» Aim of the exercise: Pick out all lines in the listing holding the string "matplotlib" and copy them.

» Information supplied:
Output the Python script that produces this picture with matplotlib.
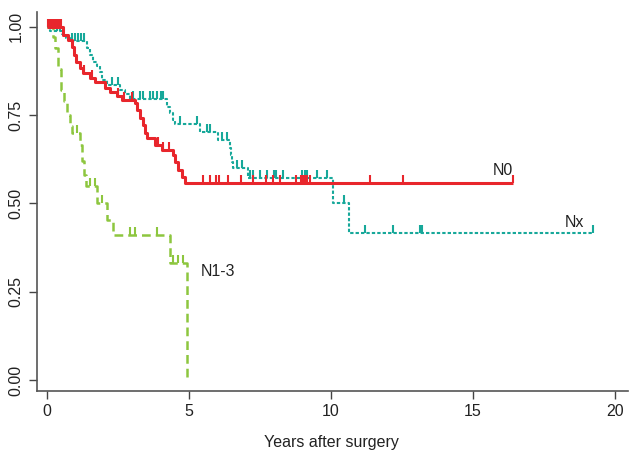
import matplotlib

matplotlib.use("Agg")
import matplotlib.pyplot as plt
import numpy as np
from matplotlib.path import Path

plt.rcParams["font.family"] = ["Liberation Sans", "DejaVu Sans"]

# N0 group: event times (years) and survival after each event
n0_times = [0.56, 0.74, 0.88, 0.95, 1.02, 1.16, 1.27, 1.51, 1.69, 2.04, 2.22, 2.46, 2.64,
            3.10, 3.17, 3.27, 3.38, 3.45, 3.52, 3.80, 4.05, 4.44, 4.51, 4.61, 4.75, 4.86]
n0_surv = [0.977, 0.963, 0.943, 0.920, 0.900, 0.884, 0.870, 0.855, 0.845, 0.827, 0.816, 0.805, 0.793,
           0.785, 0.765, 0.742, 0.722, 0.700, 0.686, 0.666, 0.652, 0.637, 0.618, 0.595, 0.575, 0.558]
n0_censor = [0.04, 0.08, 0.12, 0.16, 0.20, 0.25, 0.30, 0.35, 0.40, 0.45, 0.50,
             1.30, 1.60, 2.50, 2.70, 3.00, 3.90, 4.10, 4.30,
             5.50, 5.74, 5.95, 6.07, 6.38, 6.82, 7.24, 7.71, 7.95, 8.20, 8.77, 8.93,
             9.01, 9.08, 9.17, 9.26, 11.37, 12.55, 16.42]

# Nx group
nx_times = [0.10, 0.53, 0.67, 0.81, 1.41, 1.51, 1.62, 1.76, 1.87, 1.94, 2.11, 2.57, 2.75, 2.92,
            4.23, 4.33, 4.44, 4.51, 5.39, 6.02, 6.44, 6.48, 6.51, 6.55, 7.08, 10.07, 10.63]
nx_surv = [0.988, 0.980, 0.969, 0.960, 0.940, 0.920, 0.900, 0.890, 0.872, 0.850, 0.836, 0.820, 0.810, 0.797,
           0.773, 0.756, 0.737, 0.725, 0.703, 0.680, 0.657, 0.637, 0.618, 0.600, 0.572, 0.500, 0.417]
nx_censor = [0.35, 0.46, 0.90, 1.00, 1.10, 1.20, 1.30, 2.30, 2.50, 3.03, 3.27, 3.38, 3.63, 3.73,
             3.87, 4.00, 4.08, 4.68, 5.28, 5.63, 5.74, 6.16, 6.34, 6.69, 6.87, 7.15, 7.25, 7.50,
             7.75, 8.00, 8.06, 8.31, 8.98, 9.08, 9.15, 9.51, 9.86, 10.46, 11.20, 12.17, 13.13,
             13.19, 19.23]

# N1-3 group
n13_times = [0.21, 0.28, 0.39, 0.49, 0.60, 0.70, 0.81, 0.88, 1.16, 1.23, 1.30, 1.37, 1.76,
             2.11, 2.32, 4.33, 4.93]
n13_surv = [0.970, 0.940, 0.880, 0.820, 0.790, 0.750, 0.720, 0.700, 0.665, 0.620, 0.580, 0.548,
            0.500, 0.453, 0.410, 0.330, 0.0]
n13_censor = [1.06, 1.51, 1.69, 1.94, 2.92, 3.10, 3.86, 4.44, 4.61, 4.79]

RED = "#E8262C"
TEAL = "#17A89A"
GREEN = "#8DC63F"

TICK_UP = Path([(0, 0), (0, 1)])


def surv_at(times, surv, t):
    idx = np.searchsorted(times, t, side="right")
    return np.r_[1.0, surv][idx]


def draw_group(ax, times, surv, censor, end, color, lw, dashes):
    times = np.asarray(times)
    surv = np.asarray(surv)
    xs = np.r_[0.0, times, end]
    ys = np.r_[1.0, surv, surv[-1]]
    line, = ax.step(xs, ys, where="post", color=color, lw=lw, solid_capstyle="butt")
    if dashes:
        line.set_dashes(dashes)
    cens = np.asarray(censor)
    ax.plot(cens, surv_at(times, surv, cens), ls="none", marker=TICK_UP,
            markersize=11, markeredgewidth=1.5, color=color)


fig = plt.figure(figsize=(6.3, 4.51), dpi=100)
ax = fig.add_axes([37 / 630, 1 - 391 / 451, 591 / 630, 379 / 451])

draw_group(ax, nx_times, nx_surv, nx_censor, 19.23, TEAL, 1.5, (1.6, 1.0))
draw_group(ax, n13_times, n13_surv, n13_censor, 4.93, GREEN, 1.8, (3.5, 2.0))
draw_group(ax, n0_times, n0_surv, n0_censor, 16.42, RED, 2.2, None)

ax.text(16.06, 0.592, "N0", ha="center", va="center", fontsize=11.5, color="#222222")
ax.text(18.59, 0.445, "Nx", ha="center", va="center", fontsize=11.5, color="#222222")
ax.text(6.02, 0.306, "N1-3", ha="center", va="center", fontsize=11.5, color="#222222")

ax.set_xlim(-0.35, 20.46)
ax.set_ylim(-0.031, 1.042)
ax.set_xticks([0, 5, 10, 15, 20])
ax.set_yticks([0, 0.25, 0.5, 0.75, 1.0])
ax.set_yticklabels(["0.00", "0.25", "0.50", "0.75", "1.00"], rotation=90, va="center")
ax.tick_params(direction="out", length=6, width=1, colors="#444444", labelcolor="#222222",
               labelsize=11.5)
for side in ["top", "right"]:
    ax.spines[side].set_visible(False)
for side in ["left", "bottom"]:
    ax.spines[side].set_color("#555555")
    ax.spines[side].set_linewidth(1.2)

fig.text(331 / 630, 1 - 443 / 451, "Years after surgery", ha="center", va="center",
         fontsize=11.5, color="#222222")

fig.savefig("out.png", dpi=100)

» Expected answer:
Output the Python script that produces this picture with matplotlib.
import matplotlib
matplotlib.use("Agg")
import matplotlib.pyplot as plt
from matplotlib.path import Path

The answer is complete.